A Chinese national flag flies in front of the China Construction Bank (CCB) Tower in Hong Kong's Central business district. Photo: Reuters / Tyrone Siu
A Chinese national flag flies in front of the China Construction Bank (CCB) Tower in Hong Kong's Central business district. Photo: Reuters / Tyrone Siu

Profit growth slowed at China’s 39 A- and H-share listed banks for the first half of the year, amid a growing ratio of credit and a fall in the rate of non-performing loans, according to PwC, in its review and report on the outlook for China’s banking industry released on Wednesday.

The aggregate net profit of the 39 banks was 849.72 billion yuan for the first six months, a 4.5% rise from a year earlier. Though net profits continued to grow across all four bank categories, including six large commercial banks, nine joint-stock commercial banks, 16 city commercial banks and eight rural commercial banks, most of them grew at a slower pace than during the same period last year.
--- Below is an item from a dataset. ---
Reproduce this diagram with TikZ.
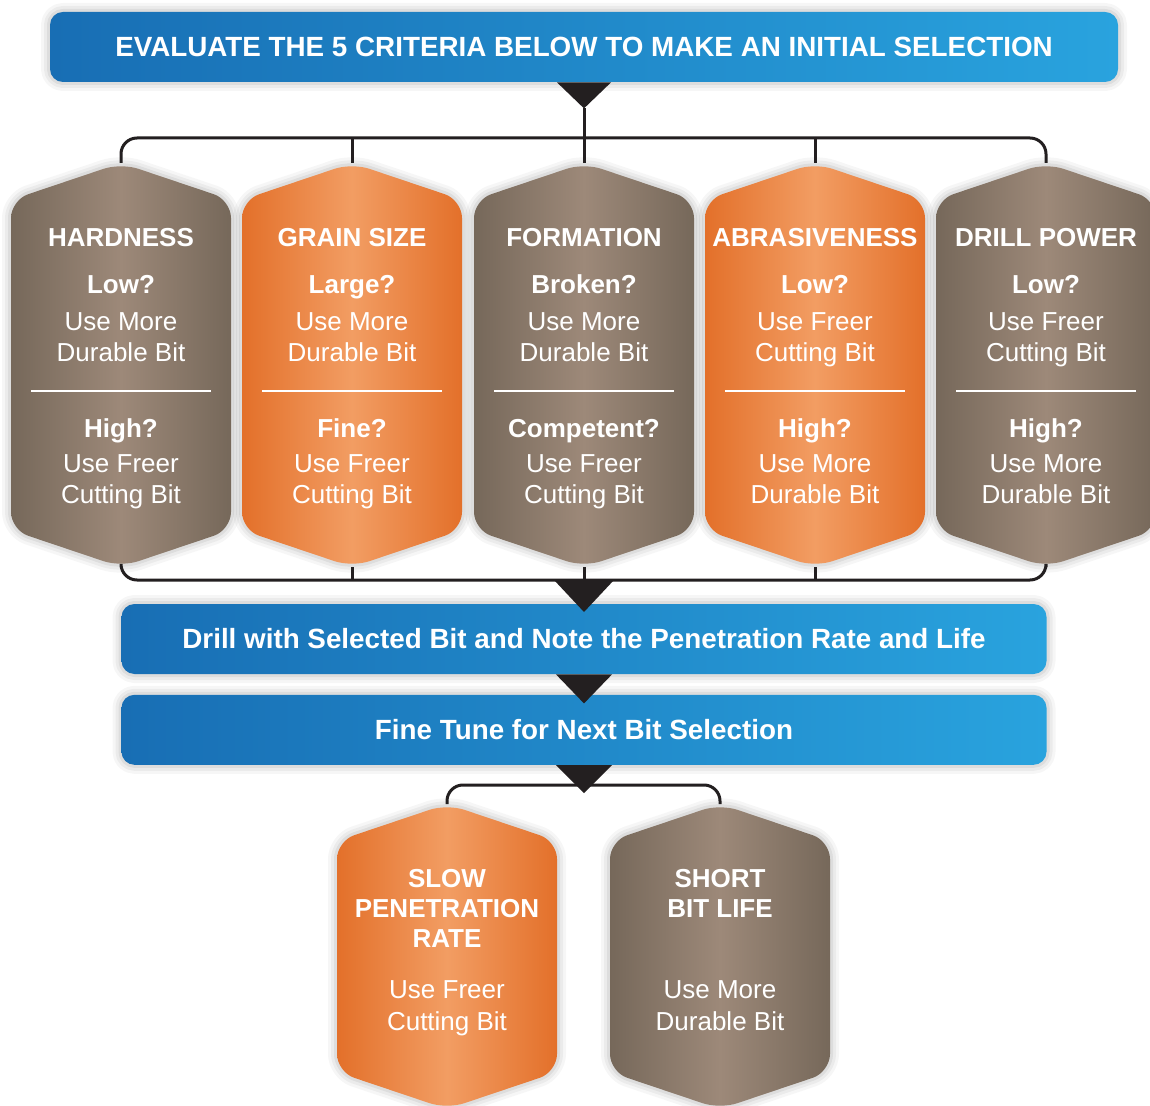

“There was a slight increase – [0.12 percentage points] in the rate of growth among the large banks, but the growth is slowing down overall,” said James Tam, financial services partner at PwC Hong Kong. “There has been a marked drop-off from the previous rapid growth of city and rural commercial banks, [-8.09 and -6.01 percentage points respectively].”

All banks saw a compression in their net interest margin (NIM), a key measure of profitability, due to the switch from business tax to value-added tax. Significantly, city and joint-stock banks experienced a dramatic squeeze of around 40 basis points in their NIM.
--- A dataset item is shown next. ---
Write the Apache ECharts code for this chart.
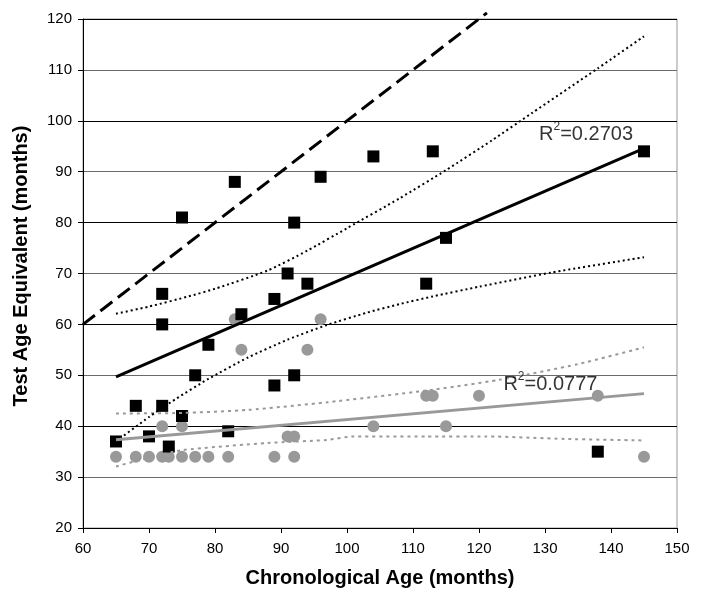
<!DOCTYPE html>
<html><head><meta charset="utf-8">
<script src="https://cdn.jsdelivr.net/npm/echarts@6/dist/echarts.min.js"></script>
<style>html,body{margin:0;padding:0;background:#fff}#c{width:702px;height:603px}</style>
</head><body><div id="c"></div>
<script>
// Black squares
const blackX = [65,68,70,72,72,72,73,75,75,77,79,82,83,84,89,89,91,92,92,94,96,104,112,113,115,138,145];
const blackY = [37,44,38,66,60,44,36,81,42,50,56,39,88,62,65,48,70,80,50,68,89,93,68,94,77,35,94];
// Gray circles
const grayX = [65,68,70,72,72,73,75,75,77,79,82,83,84,89,91,92,92,94,96,104,112,113,115,120,138,145];
const grayY = [34,34,34,34,40,34,34,40,34,34,34,61,55,34,38,38,34,55,61,40,46,46,40,46,46,34];
// Trend lines
const blackFitX = [65,145];
const blackFitY = [49.7,94.6];
const grayFitX = [65,145];
const grayFitY = [37.35,46.4];
// Identity (dashed) line
const identX = [60,121.2];
const identY = [60,121.2];
// Black bands
const blackUpX = [65,70,76,80,88,94,100,108,115,122,128,138,145];
const blackUpY = [62.1,63.5,65.5,67.0,70.6,74.5,78.9,84.8,90.3,96.2,101.5,110.3,116.6];
const blackLoX = [65,70,74,79,85,91,97,103,108,113,120,131,145];
const blackLoY = [37,41.8,45.3,49.3,53.5,57.0,59.9,62.3,64.0,65.5,67.4,70.2,73.2];
// Gray bands
const grayUpX = [65,75,85,97,112,123,135,145];
const grayUpY = [42.5,42.6,43.2,44.7,47.0,49.1,52.2,55.5];
const grayLoX = [65,70,75,88,97,101,112,121,133,145];
const grayLoY = [32.1,33.8,35.3,36.7,37.3,38,38,38,37.5,37.2];
// R² labels
const r2Text = ['0.2703','0.0777'];
// Axis ticks
const xTicks = [60,70,80,90,100,110,120,130,140,150];
const yTicks = [20,30,40,50,60,70,80,90,100,110,120];

const zip = (xs, ys) => xs.map((x,i)=>[x, ys[i]]);
const FONT = '"Liberation Sans", Arial, sans-serif';
const chart = echarts.init(document.getElementById('c'), null, {renderer:'canvas'});

const axisCommon = {
  type:'value',
  axisLine:{show:true,onZero:false,lineStyle:{color:'#000',width:1}},
  axisTick:{show:true,length:5,inside:false,lineStyle:{color:'#000',width:1}},
  axisLabel:{color:'#000',fontSize:15,fontFamily:FONT}
};

function lineSeries(xs, ys, color, width, type, smooth, clip){
  return {type:'line', data: zip(xs,ys), showSymbol:false, symbol:'none', smooth: smooth||false,
    clip: clip!==false, silent:true,
    lineStyle:{color:color,width:width,type:type,cap:'butt'}};
}

const richStyle = {
  b:{fontSize:20,fontFamily:FONT,color:'#000',lineHeight:28},
  s:{fontSize:12,fontFamily:FONT,color:'#000',verticalAlign:'top',lineHeight:12}
};

function labelSeries(pt, txt){
  return {type:'scatter', data:[pt], symbolSize:0, silent:true, z:10,
    label:{show:true, position:[0,0], align:'left', verticalAlign:'middle', color:'#000',
      formatter:'{b|R}{s|2}{b|=' + txt + '}', rich: richStyle}};
}

const option = {
  animation:false,
  backgroundColor:'#fff',
  grid:{left:83,right:25,top:19,bottom:75,show:true,borderColor:'#999',borderWidth:1,backgroundColor:'transparent'},
  xAxis: Object.assign({}, axisCommon, {min:xTicks[0],max:xTicks[xTicks.length-1],interval:10,
    axisLabel:Object.assign({},axisCommon.axisLabel,{margin:13}), splitLine:{show:false}}),
  yAxis: Object.assign({}, axisCommon, {min:yTicks[0],max:yTicks[yTicks.length-1],interval:10,
    axisLabel:Object.assign({},axisCommon.axisLabel,{margin:11}),
    splitLine:{show:true,lineStyle:{color:['#000','#6a6a6a'],width:1}}}),
  series:[
    {type:'scatter', name:'gray', data: zip(grayX,grayY), symbol:'circle', symbolSize:12,
      itemStyle:{color:'#999',opacity:1}, silent:true},
    {type:'scatter', name:'black', data: zip(blackX,blackY), symbol:'rect', symbolSize:12,
      itemStyle:{color:'#000',opacity:1}, silent:true},
    lineSeries(grayUpX, grayUpY, '#999', 2, [3,4], 0.2),
    lineSeries(grayLoX, grayLoY, '#999', 2, [3,4], 0.2),
    lineSeries(blackUpX, blackUpY, '#000', 2, [2,3], 0.2),
    lineSeries(blackLoX, blackLoY, '#000', 2, [2,3], 0.2),
    lineSeries(grayFitX, grayFitY, '#999', 3, 'solid'),
    lineSeries(blackFitX, blackFitY, '#000', 3, 'solid'),
    lineSeries(identX, identY, '#000', 3, [15,7], false, false),
    labelSeries([129.1, 97.3], r2Text[0]),
    labelSeries([123.7, 48.2], r2Text[1])
  ],
  graphic:[
    {type:'text', x:380, y:578, style:{text:'Chronological Age (months)', font:'bold 20px ' + FONT,
      fill:'#000', align:'center', verticalAlign:'middle'}},
    {type:'text', x:21.5, y:266, rotation:Math.PI/2, style:{text:'Test Age Equivalent (months)', font:'bold 20px ' + FONT,
      fill:'#000', align:'center', verticalAlign:'middle'}}
  ]
};
chart.setOption(option);
</script>
</body></html>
By the end of June, the total assets of these banks amounted to 161.98 trillion yuan, a 4.21% increase from a year earlier. All the banks placed their assets primarily in loans, with a cutback in interbank assets due to regulatory measures taken over the past four months to fix “irregular banking activities”. Driven by mortgages, retail loans are growing faster than corporate loans, especially in joint-stock and city banks, where the figures recorded double-digit growth.
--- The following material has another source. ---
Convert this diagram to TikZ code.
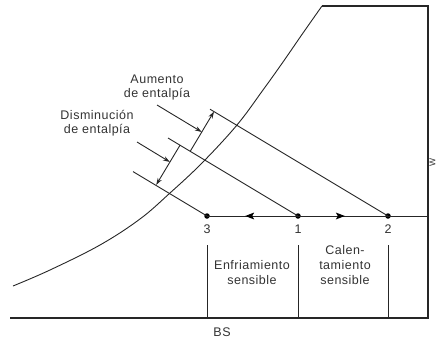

The non-performing loans (NPL) balance across the 39 banks increased by 4.24% to over 1,300 billion as of June, with an NPL ratio of 1.6%. But Raymond Poon, a financial services partner for PwC Hong Kong, felt this was a positive sign for the banks’ credit quality, as the NPL ratio actually fell a slight 0.05% compared to the level at the end of last year.

Financial services partners at PwC Hong Kong, James Tam, left, and Raymond Poon, right, released a review and outlook report on China’s banking industry on September 27, 2017. Photo: Asia Times / Lin Wanxia

For the second half of the year, “the overall banking industry will remain pretty stable, though they are facing different challenges”, said Jimmy Leung, from banking and capital markets at PwC China.

Large banks such as ICBC, CCB, ABC, BOC and BOCOM would continue to earn, but their non-performing loans remained the priority they must tackle. It was the same for rural banks, whose asset quality remained a concern, Leung added.

But joint-stock banks could be hit hard – PwC China was aware that some of their activities and transactions would be restricted by regulators in the coming months.

City banks, whose higher-than-average profitability heavily relies on investment, could be affected by the shrinkage of interbank business, which has been watched closely by regulators, with a focus on arbitrage.